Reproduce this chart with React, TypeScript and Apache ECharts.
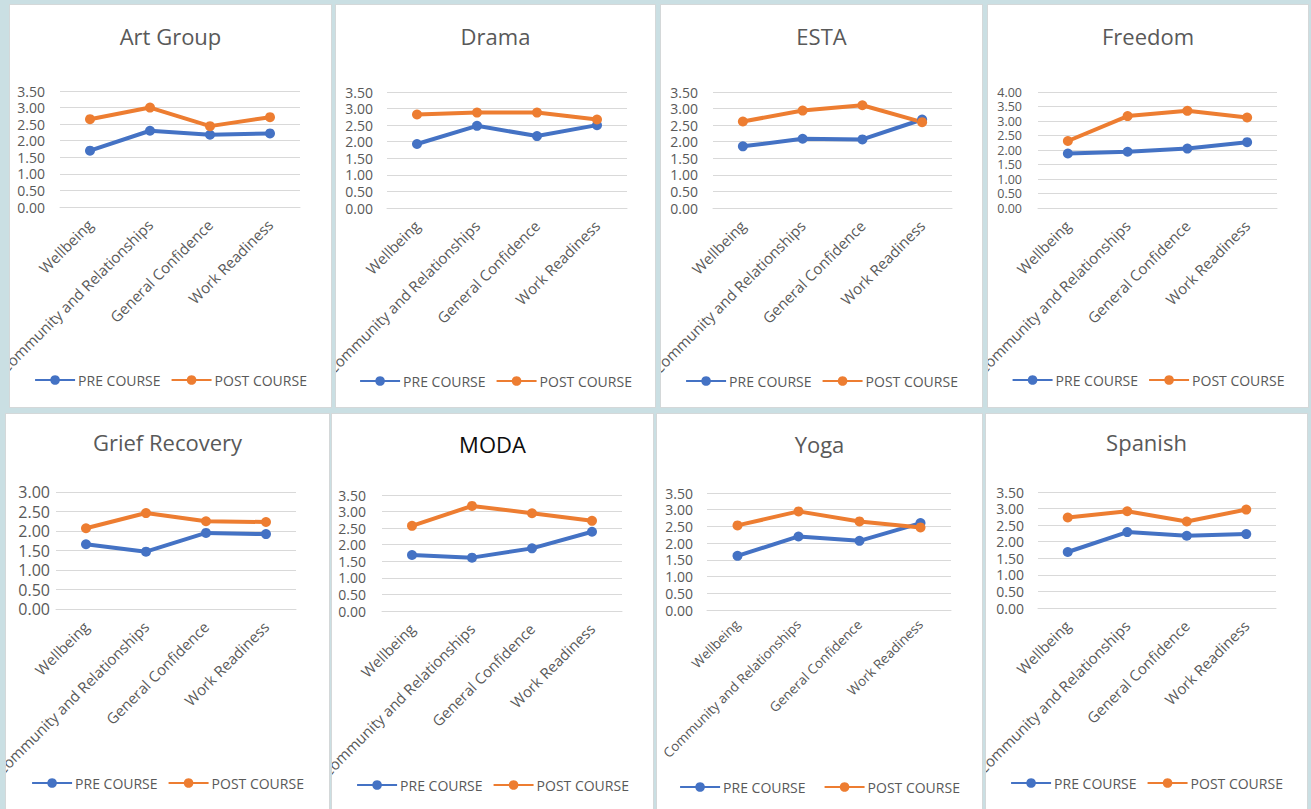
import React, { useEffect, useRef } from "react";
import * as echarts from "echarts";

// Survey dimensions on the category axis
const categories = [
  "Wellbeing",
  "Community and Relationships",
  "General Confidence",
  "Work Readiness",
];
const seriesNames = ["PRE COURSE", "POST COURSE"];

// Average scores per course, before and after
const artPre = [1.7, 2.3, 2.18, 2.22];
const artPost = [2.65, 3.0, 2.44, 2.71];
const dramaPre = [1.93, 2.48, 2.17, 2.5];
const dramaPost = [2.82, 2.88, 2.88, 2.67];
const estaPre = [1.86, 2.09, 2.07, 2.67];
const estaPost = [2.61, 2.94, 3.1, 2.59];
const freedomPre = [1.88, 1.94, 2.05, 2.27];
const freedomPost = [2.31, 3.17, 3.35, 3.12];
const griefPre = [1.66, 1.47, 1.95, 1.92];
const griefPost = [2.07, 2.46, 2.25, 2.23];
const modaPre = [1.69, 1.61, 1.89, 2.39];
const modaPost = [2.57, 3.17, 2.95, 2.72];
const yogaPre = [1.62, 2.2, 2.07, 2.6];
const yogaPost = [2.53, 2.95, 2.65, 2.47];
const spanishPre = [1.69, 2.29, 2.18, 2.23];
const spanishPost = [2.73, 2.92, 2.61, 2.97];

const courseTitles = [
  "Art Group",
  "Drama",
  "ESTA",
  "Freedom",
  "Grief Recovery",
  "MODA",
  "Yoga",
  "Spanish",
];
const preScores = [artPre, dramaPre, estaPre, freedomPre, griefPre, modaPre, yogaPre, spanishPre];
const postScores = [artPost, dramaPost, estaPost, freedomPost, griefPost, modaPost, yogaPost, spanishPost];
const axisMax = [3.5, 3.5, 3.5, 4.0, 3.0, 3.5, 3.5, 3.5];
const axisStep = 0.5;

// Panel placement on the page (outer box incl. border) and inner layout
type PanelLayout = {
  x: number; y: number; w: number; h: number;
  gridLeft: number; gridTop: number; gridWidth: number; gridHeight: number;
  titleY: number; legendY: number; legendGap: number; titleColor: string;
  yFont: number; yMargin: number; xFont: number; xMargin: number;
};

const panelLayouts: PanelLayout[] = [
  { x: 9, y: 4, w: 323, h: 404, gridLeft: 51, gridTop: 87, gridWidth: 240, gridHeight: 116, titleY: 33, legendY: 376, legendGap: 10, titleColor: "#595959", yFont: 14, yMargin: 15, xFont: 15, xMargin: 15 },
  { x: 335, y: 4, w: 321, h: 404, gridLeft: 52, gridTop: 88, gridWidth: 240, gridHeight: 116, titleY: 33, legendY: 377, legendGap: 10, titleColor: "#595959", yFont: 14, yMargin: 14, xFont: 15, xMargin: 15 },
  { x: 660, y: 4, w: 323, h: 404, gridLeft: 53, gridTop: 88, gridWidth: 239, gridHeight: 116, titleY: 33, legendY: 377, legendGap: 10, titleColor: "#595959", yFont: 14, yMargin: 15, xFont: 15, xMargin: 15 },
  { x: 987, y: 4, w: 322, h: 404, gridLeft: 51, gridTop: 88, gridWidth: 239, gridHeight: 116, titleY: 33, legendY: 376, legendGap: 10, titleColor: "#595959", yFont: 12.5, yMargin: 16, xFont: 15, xMargin: 15 },
  { x: 5, y: 413, w: 325, h: 400, gridLeft: 51, gridTop: 79, gridWidth: 240, gridHeight: 117, titleY: 30, legendY: 370, legendGap: 10, titleColor: "#595959", yFont: 16, yMargin: 6, xFont: 15, xMargin: 15 },
  { x: 331, y: 413, w: 323, h: 400, gridLeft: 51, gridTop: 82, gridWidth: 240, gridHeight: 116, titleY: 32, legendY: 372, legendGap: 10, titleColor: "#0d0d0d", yFont: 14, yMargin: 16, xFont: 15, xMargin: 15 },
  { x: 656, y: 413, w: 327, h: 400, gridLeft: 51, gridTop: 80, gridWidth: 244, gridHeight: 117, titleY: 32, legendY: 374, legendGap: 18, titleColor: "#595959", yFont: 14, yMargin: 14, xFont: 13.5, xMargin: 12 },
  { x: 985, y: 413, w: 323, h: 400, gridLeft: 53, gridTop: 79, gridWidth: 238, gridHeight: 116, titleY: 30, legendY: 370, legendGap: 10, titleColor: "#595959", yFont: 14, yMargin: 14, xFont: 15, xMargin: 15 },
];

const FONT = "'Open Sans', 'Noto Sans', sans-serif";
const TEXT = "#595959";
const GRID_LINE = "#d9d9d9";
const BLUE = "#4472c4";
const ORANGE = "#ed7d31";

function buildOption(i: number): echarts.EChartsOption {
  const L = panelLayouts[i];
  const mk = (name: string, data: number[], color: string) => ({
    name,
    type: "line" as const,
    data,
    symbol: "circle",
    symbolSize: 10,
    lineStyle: { color, width: 4 },
    itemStyle: { color },
  });
  return {
    animation: false,
    backgroundColor: "#ffffff",
    title: {
      text: courseTitles[i],
      left: "center",
      top: L.titleY - 12,
      padding: 0,
      textStyle: { fontFamily: FONT, fontSize: 22, fontWeight: "normal", color: L.titleColor },
    },
    legend: {
      data: seriesNames,
      left: "center",
      top: L.legendY - 7,
      padding: 0,
      itemWidth: 40,
      itemHeight: 12,
      itemGap: L.legendGap,
      textStyle: { fontFamily: FONT, fontSize: 14, color: TEXT, padding: [0, 0, 0, -2] },
    },
    grid: {
      left: L.gridLeft,
      top: L.gridTop,
      width: L.gridWidth,
      height: L.gridHeight,
      containLabel: false,
      outerBoundsMode: "none",
    } as any,
    xAxis: {
      type: "category",
      data: categories,
      boundaryGap: true,
      axisLine: { lineStyle: { color: GRID_LINE, width: 1 } },
      axisTick: { show: false },
      axisLabel: {
        interval: 0,
        rotate: 45,
        margin: L.xMargin,
        fontFamily: FONT,
        fontSize: L.xFont,
        color: TEXT,
        hideOverlap: false,
      },
    },
    yAxis: {
      type: "value",
      min: 0,
      max: axisMax[i],
      interval: axisStep,
      axisLine: { show: false },
      axisTick: { show: false },
      splitLine: { lineStyle: { color: GRID_LINE, width: 1 } },
      axisLabel: {
        margin: L.yMargin,
        fontFamily: FONT,
        fontSize: L.yFont,
        color: TEXT,
        formatter: (v: number) => v.toFixed(2),
      },
    },
    series: [mk(seriesNames[0], preScores[i], BLUE), mk(seriesNames[1], postScores[i], ORANGE)],
  };
}

function Panel({ index }: { index: number }) {
  const ref = useRef<HTMLDivElement>(null);
  const L = panelLayouts[index];
  useEffect(() => {
    if (!ref.current) return;
    const chart = echarts.init(ref.current, undefined, { renderer: "svg" });
    chart.setOption(buildOption(index));
    return () => chart.dispose();
  }, [index]);
  return (
    <div
      style={{
        position: "absolute",
        left: L.x,
        top: L.y,
        width: L.w,
        height: L.h,
        boxSizing: "border-box",
        border: "1px solid #d4d8d9",
        background: "#ffffff",
        overflow: "hidden",
      }}
    >
      <div
        ref={ref}
        style={{ position: "absolute", left: -1, top: -1, width: L.w, height: L.h }}
      />
    </div>
  );
}

export default function App() {
  return (
    <div
      style={{
        position: "fixed",
        left: 0,
        top: 0,
        width: 1311,
        height: 809,
        overflow: "hidden",
        background: "#cadfe3",
      }}
    >
      {panelLayouts.map((_, i) => (
        <Panel key={i} index={i} />
      ))}
    </div>
  );
}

--

Determine the number of lines containing "React". Write only that number.

2